◆ Do this
Return each entry exactly, with none missing.
=== Records for the exercise ===
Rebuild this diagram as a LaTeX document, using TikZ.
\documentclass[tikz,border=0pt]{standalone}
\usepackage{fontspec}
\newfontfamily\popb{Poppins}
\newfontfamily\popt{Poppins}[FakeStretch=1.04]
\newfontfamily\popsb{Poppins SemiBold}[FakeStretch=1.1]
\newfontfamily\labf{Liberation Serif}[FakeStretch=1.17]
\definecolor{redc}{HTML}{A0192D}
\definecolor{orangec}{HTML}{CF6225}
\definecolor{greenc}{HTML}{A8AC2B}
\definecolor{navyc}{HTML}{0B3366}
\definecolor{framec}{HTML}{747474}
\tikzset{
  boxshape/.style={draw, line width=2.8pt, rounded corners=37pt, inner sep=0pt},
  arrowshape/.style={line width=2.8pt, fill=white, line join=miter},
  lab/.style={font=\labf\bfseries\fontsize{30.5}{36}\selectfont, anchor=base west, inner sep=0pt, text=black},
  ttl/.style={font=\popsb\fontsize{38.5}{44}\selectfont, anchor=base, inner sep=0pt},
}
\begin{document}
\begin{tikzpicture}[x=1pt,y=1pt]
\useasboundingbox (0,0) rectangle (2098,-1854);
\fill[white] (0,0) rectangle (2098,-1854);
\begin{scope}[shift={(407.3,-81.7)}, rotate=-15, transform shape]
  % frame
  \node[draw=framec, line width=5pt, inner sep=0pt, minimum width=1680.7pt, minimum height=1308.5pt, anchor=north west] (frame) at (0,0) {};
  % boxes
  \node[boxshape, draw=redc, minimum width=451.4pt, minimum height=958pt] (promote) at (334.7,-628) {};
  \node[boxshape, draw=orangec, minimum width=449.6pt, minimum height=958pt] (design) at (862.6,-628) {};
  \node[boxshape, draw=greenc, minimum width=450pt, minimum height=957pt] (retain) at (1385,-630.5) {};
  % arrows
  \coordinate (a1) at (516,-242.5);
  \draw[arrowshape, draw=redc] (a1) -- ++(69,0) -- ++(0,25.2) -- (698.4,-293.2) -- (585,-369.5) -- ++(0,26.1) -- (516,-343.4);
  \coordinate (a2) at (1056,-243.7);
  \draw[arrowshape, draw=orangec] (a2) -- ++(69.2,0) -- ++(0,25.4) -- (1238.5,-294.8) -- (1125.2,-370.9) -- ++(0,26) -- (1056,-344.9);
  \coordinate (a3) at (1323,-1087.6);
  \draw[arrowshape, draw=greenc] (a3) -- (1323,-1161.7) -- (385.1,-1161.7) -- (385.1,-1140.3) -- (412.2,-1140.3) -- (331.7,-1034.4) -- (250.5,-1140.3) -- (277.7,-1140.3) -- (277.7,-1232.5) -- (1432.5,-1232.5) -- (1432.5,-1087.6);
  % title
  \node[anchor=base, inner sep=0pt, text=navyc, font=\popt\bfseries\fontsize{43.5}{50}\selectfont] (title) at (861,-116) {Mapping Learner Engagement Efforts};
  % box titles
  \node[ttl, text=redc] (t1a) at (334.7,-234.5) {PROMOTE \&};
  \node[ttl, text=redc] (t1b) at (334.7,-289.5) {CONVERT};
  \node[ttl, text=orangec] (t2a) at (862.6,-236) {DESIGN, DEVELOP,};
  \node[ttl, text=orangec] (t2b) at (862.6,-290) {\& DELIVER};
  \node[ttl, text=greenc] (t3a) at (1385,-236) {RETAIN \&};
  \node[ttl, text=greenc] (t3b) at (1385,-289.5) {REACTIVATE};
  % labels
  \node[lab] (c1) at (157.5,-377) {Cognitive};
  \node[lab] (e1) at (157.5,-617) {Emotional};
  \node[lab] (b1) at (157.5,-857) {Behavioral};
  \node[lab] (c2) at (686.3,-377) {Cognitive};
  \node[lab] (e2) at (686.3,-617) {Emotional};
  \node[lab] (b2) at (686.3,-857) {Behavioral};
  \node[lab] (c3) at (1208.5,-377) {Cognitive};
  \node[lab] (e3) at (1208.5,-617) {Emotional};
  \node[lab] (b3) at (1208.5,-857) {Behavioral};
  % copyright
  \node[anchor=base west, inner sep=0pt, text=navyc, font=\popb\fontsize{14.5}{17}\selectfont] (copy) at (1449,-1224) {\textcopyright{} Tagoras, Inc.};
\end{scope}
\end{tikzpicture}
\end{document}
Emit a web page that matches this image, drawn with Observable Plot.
===
◆ Exercise solution
Rebuild this diagram as a LaTeX document, using TikZ.
\documentclass[tikz,border=0pt]{standalone}
\usepackage{fontspec}
\newfontfamily\popb{Poppins}
\newfontfamily\popt{Poppins}[FakeStretch=1.04]
\newfontfamily\popsb{Poppins SemiBold}[FakeStretch=1.1]
\newfontfamily\labf{Liberation Serif}[FakeStretch=1.17]
\definecolor{redc}{HTML}{A0192D}
\definecolor{orangec}{HTML}{CF6225}
\definecolor{greenc}{HTML}{A8AC2B}
\definecolor{navyc}{HTML}{0B3366}
\definecolor{framec}{HTML}{747474}
\tikzset{
  boxshape/.style={draw, line width=2.8pt, rounded corners=37pt, inner sep=0pt},
  arrowshape/.style={line width=2.8pt, fill=white, line join=miter},
  lab/.style={font=\labf\bfseries\fontsize{30.5}{36}\selectfont, anchor=base west, inner sep=0pt, text=black},
  ttl/.style={font=\popsb\fontsize{38.5}{44}\selectfont, anchor=base, inner sep=0pt},
}
\begin{document}
\begin{tikzpicture}[x=1pt,y=1pt]
\useasboundingbox (0,0) rectangle (2098,-1854);
\fill[white] (0,0) rectangle (2098,-1854);
\begin{scope}[shift={(407.3,-81.7)}, rotate=-15, transform shape]
  % frame
  \node[draw=framec, line width=5pt, inner sep=0pt, minimum width=1680.7pt, minimum height=1308.5pt, anchor=north west] (frame) at (0,0) {};
  % boxes
  \node[boxshape, draw=redc, minimum width=451.4pt, minimum height=958pt] (promote) at (334.7,-628) {};
  \node[boxshape, draw=orangec, minimum width=449.6pt, minimum height=958pt] (design) at (862.6,-628) {};
  \node[boxshape, draw=greenc, minimum width=450pt, minimum height=957pt] (retain) at (1385,-630.5) {};
  % arrows
  \coordinate (a1) at (516,-242.5);
  \draw[arrowshape, draw=redc] (a1) -- ++(69,0) -- ++(0,25.2) -- (698.4,-293.2) -- (585,-369.5) -- ++(0,26.1) -- (516,-343.4);
  \coordinate (a2) at (1056,-243.7);
  \draw[arrowshape, draw=orangec] (a2) -- ++(69.2,0) -- ++(0,25.4) -- (1238.5,-294.8) -- (1125.2,-370.9) -- ++(0,26) -- (1056,-344.9);
  \coordinate (a3) at (1323,-1087.6);
  \draw[arrowshape, draw=greenc] (a3) -- (1323,-1161.7) -- (385.1,-1161.7) -- (385.1,-1140.3) -- (412.2,-1140.3) -- (331.7,-1034.4) -- (250.5,-1140.3) -- (277.7,-1140.3) -- (277.7,-1232.5) -- (1432.5,-1232.5) -- (1432.5,-1087.6);
  % title
  \node[anchor=base, inner sep=0pt, text=navyc, font=\popt\bfseries\fontsize{43.5}{50}\selectfont] (title) at (861,-116) {Mapping Learner Engagement Efforts};
  % box titles
  \node[ttl, text=redc] (t1a) at (334.7,-234.5) {PROMOTE \&};
  \node[ttl, text=redc] (t1b) at (334.7,-289.5) {CONVERT};
  \node[ttl, text=orangec] (t2a) at (862.6,-236) {DESIGN, DEVELOP,};
  \node[ttl, text=orangec] (t2b) at (862.6,-290) {\& DELIVER};
  \node[ttl, text=greenc] (t3a) at (1385,-236) {RETAIN \&};
  \node[ttl, text=greenc] (t3b) at (1385,-289.5) {REACTIVATE};
  % labels
  \node[lab] (c1) at (157.5,-377) {Cognitive};
  \node[lab] (e1) at (157.5,-617) {Emotional};
  \node[lab] (b1) at (157.5,-857) {Behavioral};
  \node[lab] (c2) at (686.3,-377) {Cognitive};
  \node[lab] (e2) at (686.3,-617) {Emotional};
  \node[lab] (b2) at (686.3,-857) {Behavioral};
  \node[lab] (c3) at (1208.5,-377) {Cognitive};
  \node[lab] (e3) at (1208.5,-617) {Emotional};
  \node[lab] (b3) at (1208.5,-857) {Behavioral};
  % copyright
  \node[anchor=base west, inner sep=0pt, text=navyc, font=\popb\fontsize{14.5}{17}\selectfont] (copy) at (1449,-1224) {\textcopyright{} Tagoras, Inc.};
\end{scope}
\end{tikzpicture}
\end{document}
Emit a web page that matches this image, drawn with Observable Plot.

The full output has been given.